For the nation, that would be about $1.46 trillion of activity.

If the same rate holds for Con­necticut, that would be equal to about $21 billion in activity.

With all these odds against them, how can we expect investi­gators to uncover terrorist plots?

Often it comes down to the words of Michael Wolf, the Easton resident who until 2005 headed FBI operations in Connecticut.

“Sometimes, you just need a break,” Wolf wearily conceded after a lengthy but unsuccessful investigation into finding the person who put anthrax spores on a letter that found its way to an elderly Oxford woman’s mailbox and killing her after the 2001 terrorist attacks.

That break could be some­thing like a Pathfinder loaded with a primitive bomb that fails to detonate in Times Square.

On the Pathfinder’s engine is a vehicle identification number that is traced back to a Bridge­port car dealership. On the fender is an illegally obtained li­cense plate that leads to a Strat­ford junkyard. Inside the car is a set of keys, including a house key to the car owner’s Sheridan Street apartment and anoth­er leading to the getaway car.
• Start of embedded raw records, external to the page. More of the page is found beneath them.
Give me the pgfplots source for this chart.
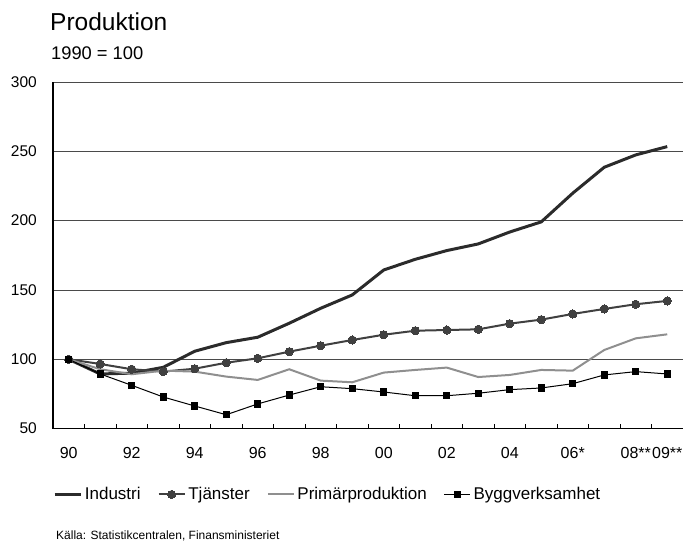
\documentclass[border=0pt]{standalone}
\usepackage{pgfplots}
\pgfplotsset{compat=1.18}
\usepackage{fontspec}
\setmainfont{Liberation Sans}
\definecolor{ind}{HTML}{2B2B2B}
\definecolor{tja}{HTML}{404040}
\definecolor{pri}{HTML}{8F8F8F}
\definecolor{grd}{HTML}{4A4A4A}
\begin{document}
\begin{tikzpicture}[x=1pt,y=1pt]
\useasboundingbox (-53,-124.4) rectangle (630,428.6);
\begin{axis}[
  scale only axis, width=630pt, height=346.6pt,
  at={(0,0)}, anchor=south west,
  xmin=-0.5, xmax=19.5, ymin=50, ymax=300,
  axis x line*=bottom, axis y line*=left,
  axis line style={-, black, line width=1.2pt},
  ytick={50,100,...,300},
  ytick style={draw=none},
  ymajorgrids, grid style={grd, line width=0.8pt},
  xtick={0,...,19},
  xticklabels={90,,92,,94,,96,,98,,00,,02,,04,,06*,,08**,09**},
  major x tick style={draw=none},
  minor xtick={0.5,1.5,...,18.5},
  minor x tick style={black, line width=0.8pt},
  minor tick length=5pt, tick align=inside,
  /pgf/number format/assume math mode=true,
  yticklabel style={font=\fontsize{15.5}{18}\selectfont, inner sep=0pt, anchor=east, xshift=-16pt},
  xticklabel style={font=\fontsize{16}{19}\selectfont, inner sep=0pt, anchor=north, yshift=-19pt},
  legend columns=4,
  legend style={at={(0,-0.19)}, anchor=west, draw=none, fill=none, inner sep=0pt,
    nodes={inner sep=0pt, font=\fontsize{17}{20}\selectfont},
    /tikz/every odd column/.append style={column sep=2.7pt},
    /tikz/every even column/.append style={column sep=17pt}},
  legend image code/.code={\draw[mark repeat=2,mark phase=2,#1] plot coordinates {(0pt,0pt) (13pt,0pt) (26pt,0pt)};},
]
\addplot[ind, line width=3pt, mark=none] coordinates {
(0,100)(1,89.4)(2,90)(3,94.2)(4,105.8)(5,112)(6,115.9)(7,126)(8,136.8)(9,146.4)
(10,164.4)(11,172.1)(12,178.4)(13,183.2)(14,191.8)(15,199.1)(16,219.8)(17,238.5)(18,247.4)(19,253.4)};
\addlegendentry{Industri}
\addplot[tja, line width=2pt, mark=*, mark size=4.1pt, mark options={fill=tja, draw=tja, line width=0pt}] coordinates {
(0,100)(1,96.6)(2,92.8)(3,91.1)(4,93.2)(5,97.5)(6,100.7)(7,105.5)(8,109.8)(9,113.9)
(10,117.7)(11,120.6)(12,121.1)(13,121.6)(14,125.7)(15,128.6)(16,132.7)(17,136.3)(18,139.7)(19,142.1)};
\addlegendentry{Tjänster}
\addplot[pri, line width=2pt, mark=none] coordinates {
(0,100)(1,92.8)(2,89.2)(3,91.8)(4,91.1)(5,87.5)(6,85.1)(7,92.8)(8,84.6)(9,83.4)
(10,90.4)(11,92.3)(12,94)(13,87.2)(14,88.7)(15,92.3)(16,91.8)(17,106.7)(18,115.1)(19,118)};
\addlegendentry{Primärproduktion}
\addplot[black, line width=1pt, mark=square*, mark size=3.2pt, mark options={fill=black, line width=0pt}] coordinates {
(0,100)(1,89.4)(2,81.2)(3,72.8)(4,66.3)(5,60)(6,67.8)(7,74.2)(8,80.2)(9,78.8)
(10,76.4)(11,73.7)(12,73.7)(13,75.5)(14,78.1)(15,79.3)(16,82.4)(17,88.7)(18,91.1)(19,89.4)};
\addlegendentry{Byggverksamhet}
\end{axis}
\node[anchor=base west, inner sep=0pt, font=\fontsize{24.5}{28}\selectfont] at (-3,397.9) {Produktion};
\node[anchor=base west, inner sep=0pt, font=\fontsize{18.3}{22}\selectfont] at (-2,369.3) {1990 = 100};
\node[anchor=base west, inner sep=0pt, font=\fontsize{12}{14}\selectfont] at (3,-111.4) {Källa: Statistikcentralen, Finansministeriet};
\end{tikzpicture}
\end{document}
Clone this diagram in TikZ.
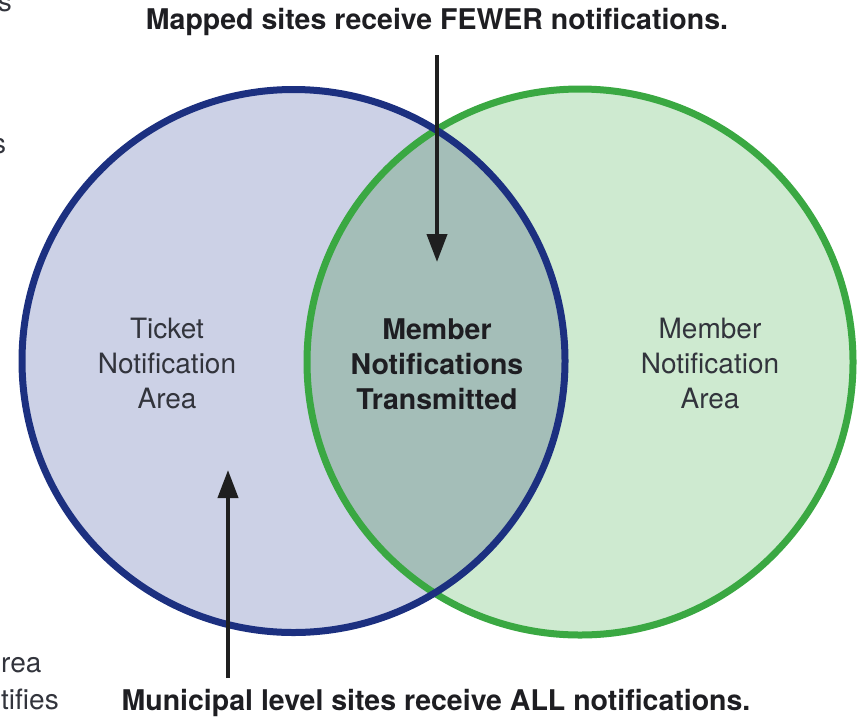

Then there’s the throwaway cell phone detailing calls to the last owner of the Pathfinder and people in Pakistan. All could have melted in an explosion.

But there wasn’t one.

While there is much to learn about Shahzad and his plans, it appears clear that the front lines in America’s battle against terrorism could be neighbor­hoods where the pieces are put together. Determining how to crack a code of silence that’s clouded in socio- economic forc­es could be the key.

Until then, police might have to rely on inept attempts, like Shahzad’s, and follow the leads left behind.

“ Thank God for dumb crimi­nals,” said Paquette, who found while investigating the CBS Murders, the Sicilian mob’s in­volvement in moving heroin in­to and the proceeds out of pizza parlors and the cartel delivering duffle bags of money to phony investment counselors.

“ They have a tendency to make us look good.”